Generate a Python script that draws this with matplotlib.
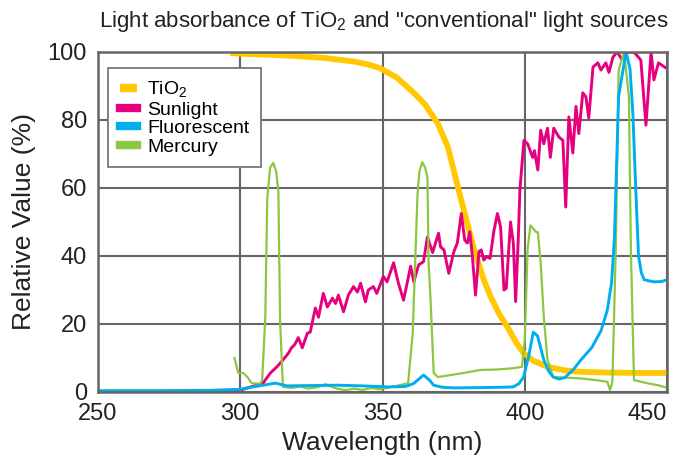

.....

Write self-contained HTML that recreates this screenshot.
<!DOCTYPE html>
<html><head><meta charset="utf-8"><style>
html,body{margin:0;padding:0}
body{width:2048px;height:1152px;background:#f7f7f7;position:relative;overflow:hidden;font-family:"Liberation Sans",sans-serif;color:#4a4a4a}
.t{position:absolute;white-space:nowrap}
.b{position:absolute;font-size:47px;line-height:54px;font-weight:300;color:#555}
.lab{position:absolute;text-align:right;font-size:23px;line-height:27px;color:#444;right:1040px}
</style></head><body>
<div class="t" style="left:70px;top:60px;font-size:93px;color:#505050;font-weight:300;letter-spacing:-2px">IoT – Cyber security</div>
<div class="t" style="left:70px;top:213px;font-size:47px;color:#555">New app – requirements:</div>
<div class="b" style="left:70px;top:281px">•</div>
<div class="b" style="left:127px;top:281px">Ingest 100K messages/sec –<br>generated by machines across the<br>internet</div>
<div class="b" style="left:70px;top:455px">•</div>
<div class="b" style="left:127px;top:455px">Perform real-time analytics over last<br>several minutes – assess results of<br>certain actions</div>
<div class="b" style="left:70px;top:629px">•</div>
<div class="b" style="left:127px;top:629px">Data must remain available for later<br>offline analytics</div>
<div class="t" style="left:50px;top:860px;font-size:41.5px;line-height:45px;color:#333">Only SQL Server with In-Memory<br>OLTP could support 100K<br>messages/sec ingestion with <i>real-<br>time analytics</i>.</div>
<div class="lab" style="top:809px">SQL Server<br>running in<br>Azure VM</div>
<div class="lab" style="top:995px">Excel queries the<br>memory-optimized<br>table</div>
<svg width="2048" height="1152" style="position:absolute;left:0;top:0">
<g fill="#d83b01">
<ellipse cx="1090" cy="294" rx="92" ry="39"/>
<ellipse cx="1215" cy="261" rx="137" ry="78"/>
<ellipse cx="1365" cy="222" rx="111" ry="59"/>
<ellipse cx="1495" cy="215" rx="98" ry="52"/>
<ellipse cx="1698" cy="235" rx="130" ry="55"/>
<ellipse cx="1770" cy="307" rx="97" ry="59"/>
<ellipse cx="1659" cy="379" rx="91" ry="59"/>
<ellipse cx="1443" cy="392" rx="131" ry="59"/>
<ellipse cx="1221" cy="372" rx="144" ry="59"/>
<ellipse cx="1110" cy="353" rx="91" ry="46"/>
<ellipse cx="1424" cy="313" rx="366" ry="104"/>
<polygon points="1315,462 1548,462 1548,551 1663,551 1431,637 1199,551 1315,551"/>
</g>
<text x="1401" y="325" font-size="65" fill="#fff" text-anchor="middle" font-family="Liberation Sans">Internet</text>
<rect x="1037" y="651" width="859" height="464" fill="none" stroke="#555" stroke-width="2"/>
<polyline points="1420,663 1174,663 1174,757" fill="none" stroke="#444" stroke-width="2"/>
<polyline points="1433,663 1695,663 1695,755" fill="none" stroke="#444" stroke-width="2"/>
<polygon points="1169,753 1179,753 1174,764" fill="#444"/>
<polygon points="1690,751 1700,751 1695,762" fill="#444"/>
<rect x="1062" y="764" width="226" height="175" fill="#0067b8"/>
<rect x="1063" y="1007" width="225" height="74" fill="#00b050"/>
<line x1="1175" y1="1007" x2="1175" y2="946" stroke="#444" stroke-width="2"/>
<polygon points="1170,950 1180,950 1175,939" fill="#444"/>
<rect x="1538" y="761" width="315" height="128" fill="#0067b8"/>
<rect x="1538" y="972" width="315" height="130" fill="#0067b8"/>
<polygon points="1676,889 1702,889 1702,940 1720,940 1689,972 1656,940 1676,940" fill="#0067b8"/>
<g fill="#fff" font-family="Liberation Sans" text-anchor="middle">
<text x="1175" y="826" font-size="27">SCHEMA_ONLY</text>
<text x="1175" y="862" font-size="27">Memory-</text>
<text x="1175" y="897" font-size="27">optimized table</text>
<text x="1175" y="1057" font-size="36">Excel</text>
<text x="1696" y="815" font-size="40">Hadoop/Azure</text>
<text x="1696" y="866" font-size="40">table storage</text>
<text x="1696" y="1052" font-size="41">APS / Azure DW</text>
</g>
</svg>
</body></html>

.....

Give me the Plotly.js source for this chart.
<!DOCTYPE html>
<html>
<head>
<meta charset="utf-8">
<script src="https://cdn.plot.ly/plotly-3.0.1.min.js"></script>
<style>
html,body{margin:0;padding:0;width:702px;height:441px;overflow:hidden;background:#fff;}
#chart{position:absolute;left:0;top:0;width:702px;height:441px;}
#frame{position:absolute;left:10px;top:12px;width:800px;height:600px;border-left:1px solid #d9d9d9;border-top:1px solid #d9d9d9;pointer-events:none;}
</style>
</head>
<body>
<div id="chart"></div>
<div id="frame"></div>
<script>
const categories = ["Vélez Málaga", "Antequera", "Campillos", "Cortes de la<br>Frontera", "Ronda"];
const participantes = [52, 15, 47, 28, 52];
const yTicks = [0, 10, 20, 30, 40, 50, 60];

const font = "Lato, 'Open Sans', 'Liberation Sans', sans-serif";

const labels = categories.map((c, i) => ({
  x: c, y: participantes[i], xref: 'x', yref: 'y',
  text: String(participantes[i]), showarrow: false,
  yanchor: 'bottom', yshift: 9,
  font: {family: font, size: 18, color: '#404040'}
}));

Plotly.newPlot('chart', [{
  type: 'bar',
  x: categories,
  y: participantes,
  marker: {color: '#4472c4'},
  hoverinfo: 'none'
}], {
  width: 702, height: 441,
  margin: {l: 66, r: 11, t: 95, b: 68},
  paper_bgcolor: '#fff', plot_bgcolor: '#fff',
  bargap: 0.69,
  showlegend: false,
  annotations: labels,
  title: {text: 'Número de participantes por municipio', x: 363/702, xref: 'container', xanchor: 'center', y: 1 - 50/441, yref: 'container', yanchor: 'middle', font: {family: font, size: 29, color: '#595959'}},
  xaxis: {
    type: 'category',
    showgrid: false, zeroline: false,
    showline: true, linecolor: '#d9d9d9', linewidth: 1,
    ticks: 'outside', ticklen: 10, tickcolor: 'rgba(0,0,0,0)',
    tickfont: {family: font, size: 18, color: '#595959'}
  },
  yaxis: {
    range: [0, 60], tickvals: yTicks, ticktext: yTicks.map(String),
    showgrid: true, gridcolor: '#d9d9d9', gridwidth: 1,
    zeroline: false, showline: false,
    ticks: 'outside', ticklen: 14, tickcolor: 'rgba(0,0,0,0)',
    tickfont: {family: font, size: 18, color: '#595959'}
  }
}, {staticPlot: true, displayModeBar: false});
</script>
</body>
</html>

.....

> **Task instructions**
Tell how many lines of the data above hold the string "this". Give only the number.

> **The output**
3